On the flip side, if someone is going through a rough patch, putting out shaky work or perhaps experiencing their grades starting to slip, it’s not going get you any further in your own journey if you put them down or talk negatively about them.
I can’t imagine any truly successful person being someone who feels sorry for themselves or puts others down. They probably just keep working at their craft to “Git gud”.
Embrace the knowledge you are given
The goal of school is to build up your toolbox, not everything is going to be relevant to you and that’s okay. Just stay open to trying new things. You may want to direct action movies but you never know when that Intermediate Documentary Filmmaking may come in handy. You may be a political science major but you never know when you’ll need to whip out some knowledge from that one brief Advanced Criminal Law module.
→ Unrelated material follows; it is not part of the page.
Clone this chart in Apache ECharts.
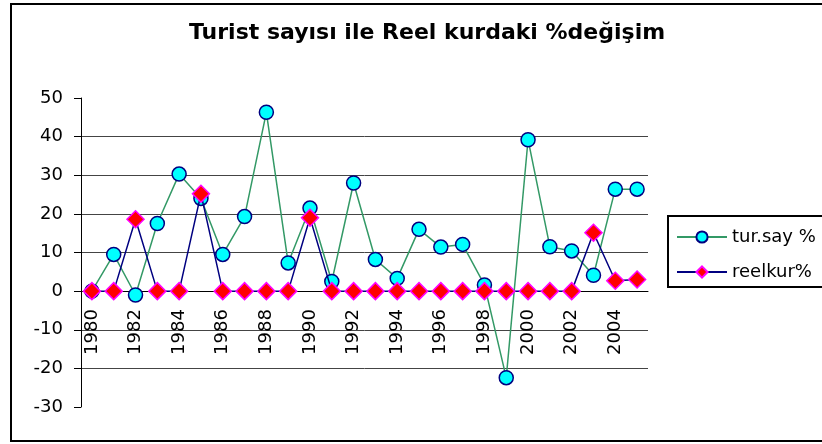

You’re not going to agree with every teaching sent your way – some of these classes are more like an introduction to teaching for your new professors anyways. Just stay open minded and use what feels right for you. Take what you need to progress, but don’t cast stuff aside just because it’s not immediately relevant to your interests.
Conflicting viewpoints are a good thing
Your entire schooling career is essentially a communication studies course. Specifically, it teaches you how to communicate with people who may not be on the same page as you ― the only difference is, you have a safety net. The only repercussions are linked to you getting a passing grade. You don’t have to worry about poor communication in college ruining your career.
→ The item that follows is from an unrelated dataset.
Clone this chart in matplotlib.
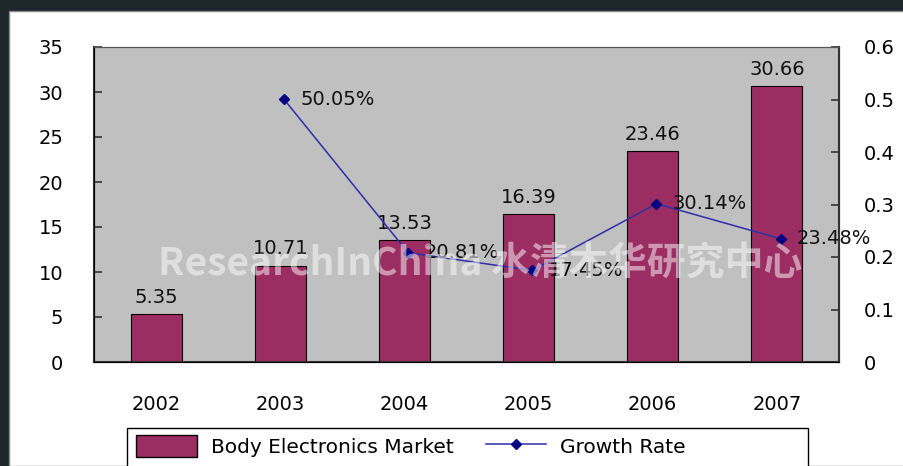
import matplotlib
matplotlib.use("Agg")
import matplotlib.pyplot as plt
from matplotlib.patches import Rectangle, Patch
from matplotlib.lines import Line2D
import numpy as np

# data
years = ["2002", "2003", "2004", "2005", "2006", "2007"]
market = [5.35, 10.71, 13.53, 16.39, 23.46, 30.66]
growth_years = ["2003", "2004", "2005", "2006", "2007"]
growth = [0.5005, 0.2081, 0.1745, 0.3014, 0.2348]
growth_labels = ["50.05%", "20.81%", "17.45%", "30.14%", "23.48%"]

bar_color = "#9B2D62"
line_color = "#2E2EA8"
marker_color = "#000080"
plot_bg = "#C0C0C0"
dark = "#1D272B"

fig = plt.figure(figsize=(9.04, 4.66), dpi=100)
fig.patch.set_facecolor(dark)

# white card inside the dark frame
W, H = 904, 466
card = Rectangle((9 / W, 0), 1 - 9 / W, 1 - 11 / H, transform=fig.transFigure,
                 facecolor="white", edgecolor="#888888", linewidth=1.0, zorder=-2)
fig.patches.append(card)

ax = fig.add_axes([94 / W, 1 - 362 / H, 745 / W, 315 / H])
ax.set_facecolor(plot_bg)
x = np.arange(len(years))
bars = ax.bar(x, market, width=0.41, color=bar_color, edgecolor="black", linewidth=0.8, zorder=2)
ax.set_xlim(-0.5, len(years) - 0.5)
ax.set_ylim(0, 35)
ax.set_yticks(np.arange(0, 36, 5))
ax.set_xticks(x)
ax.set_xticklabels(years)
ax.tick_params(axis="x", length=0, pad=24, labelsize=14)
ax.tick_params(axis="y", direction="in", length=6, width=1.2, pad=22, labelsize=14, color="#333333")
for s in ax.spines.values():
    s.set_color("#555555")
ax.spines["left"].set_linewidth(1.5)
ax.spines["bottom"].set_linewidth(1.5)
ax.spines["left"].set_color("#333333")
ax.spines["bottom"].set_color("#333333")

for xi, v in zip(x, market):
    ax.text(xi, v + 0.8, f"{v:.2f}", ha="center", va="bottom", fontsize=14, color="#111111", zorder=5)

ax2 = ax.twinx()
ax2.set_ylim(0, 0.6)
ax2.set_yticks([0, 0.1, 0.2, 0.3, 0.4, 0.5, 0.6])
ax2.set_yticklabels(["0", "0.1", "0.2", "0.3", "0.4", "0.5", "0.6"])
ax2.tick_params(axis="y", direction="in", length=6, width=1.2, pad=18, labelsize=14, color="#333333")
ax2.spines["right"].set_color("#333333")
ax2.spines["right"].set_linewidth(1.5)
ax2.spines["top"].set_color("#555555")
gx = [years.index(y) + 0.03 for y in growth_years]
ax2.plot(gx, growth, color=line_color, linewidth=1.1, marker="D", markersize=5,
         markerfacecolor=marker_color, markeredgecolor=marker_color, zorder=4)
for xi, v, lab in zip(gx, growth, growth_labels):
    ax2.text(xi + 0.13, v, lab, ha="left", va="center", fontsize=14, color="#111111", zorder=5)

# watermark
fig.text(158 / W, 1 - 264 / H, "ResearchInChina 水清木华研究中心", fontsize=28,
         family=["Liberation Sans Narrow", "Noto Sans CJK SC", "DejaVu Sans"], fontweight="bold",
         color="white", alpha=0.5, ha="left", va="center", zorder=10)

# legend box
box = Rectangle((127 / W, -0.02), (808 - 127) / W, (1 - 428 / H) + 0.02, transform=fig.transFigure,
                facecolor="white", edgecolor="black", linewidth=1.0, zorder=-1)
fig.patches.append(box)
handles = [Patch(facecolor=bar_color, edgecolor="black", label="Body Electronics Market"),
           Line2D([], [], color=line_color, marker="D", markersize=5, markerfacecolor=marker_color,
                  markeredgecolor=marker_color, linewidth=1.1, label="Growth Rate")]
fig.legend(handles=handles, loc="center left", bbox_to_anchor=(118 / W, 1 - 446 / H), ncol=2,
           frameon=False, fontsize=14.5, handlelength=3.0, handleheight=1.3, columnspacing=1.6,
           handletextpad=0.7)

fig.savefig("out.png", dpi=100, facecolor=fig.get_facecolor())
It’s a necessary thing to have your ideas and viewpoints challenged, otherwise you have no real ability in justifying them or strengthening them. I’m not saying that every opinion needs to turn into debate 109 but I am saying that a back and forth of contrasting viewpoints can only help you better articulate what you really believe in. Not every conversation needs to be an argument you have to win. You can learn a lot from others if you keep an open mind, even if you flatout hate their opinion.
No one has it figured out
From a distance everyone seems like they have their shit figured out. From a distance everyone is having the time of their lives. This is made worse by social media. That anxiety you feel about not quite having all the answers yet? It’s normal. We all feel that way, almost all of the time. We’ve just all gotten really good at hiding it. We’re all Littlefinger in Game of Thrones... we like to act as if we know every move but then the season 7 finale happens.
The science of illusion is not a difficult field of study. Everything you see of the people around you are just highly curated images of what they choose to project. We present only our best selves and because of that, we are rarely open about the stress, anxiety, and confusion we feel. This can be especially strong in school, where uncertainties about the future are at an all time high.
Just remember if you’re trying to keep with the “Having-Your-Shit-Together” levels you’re seeing displayed by the people around you, especially on their social media – you’re idolizing something that isn’t real, fam.
Keeping up appearances is exhausting and it’s only going to take away energy from actually studying for that exam that’s been stressing you out, or actually applying for those positions/internships.
Avoid people who are agreeable with you at your worst
The company you keep can be a massive influence on where your head’s at. Make sure the people you’re around lift you up and hold you accountable for your bullshit attitude. We all feel lazy from time to time. We all slip into procrastination mode on the regular. The work piles up and instead of chipping away, you take a nap. You know you have an exam coming up but you’re out with friends or binge watching Riverdale.
Eventually, it’s going to catch up to you and the excuses will start flying. “The professor is a dick.” “The entire exam was on the one chapter I didn’t go over!” If you have friends who let you get away with those weak-ass excuses… You’re fucked. You’re participating in cooperative polygraphy where the entire squad helps each other pass their own lie detector tests on whether or not they’re actually putting in an adequate amount of effort.
If your homies ever roast you for doing the ‘required readings’, they’re not your homies. If they roast the shit out of you for not doing the required readings when your response essay sounds dumb as hell, they’re your true friends.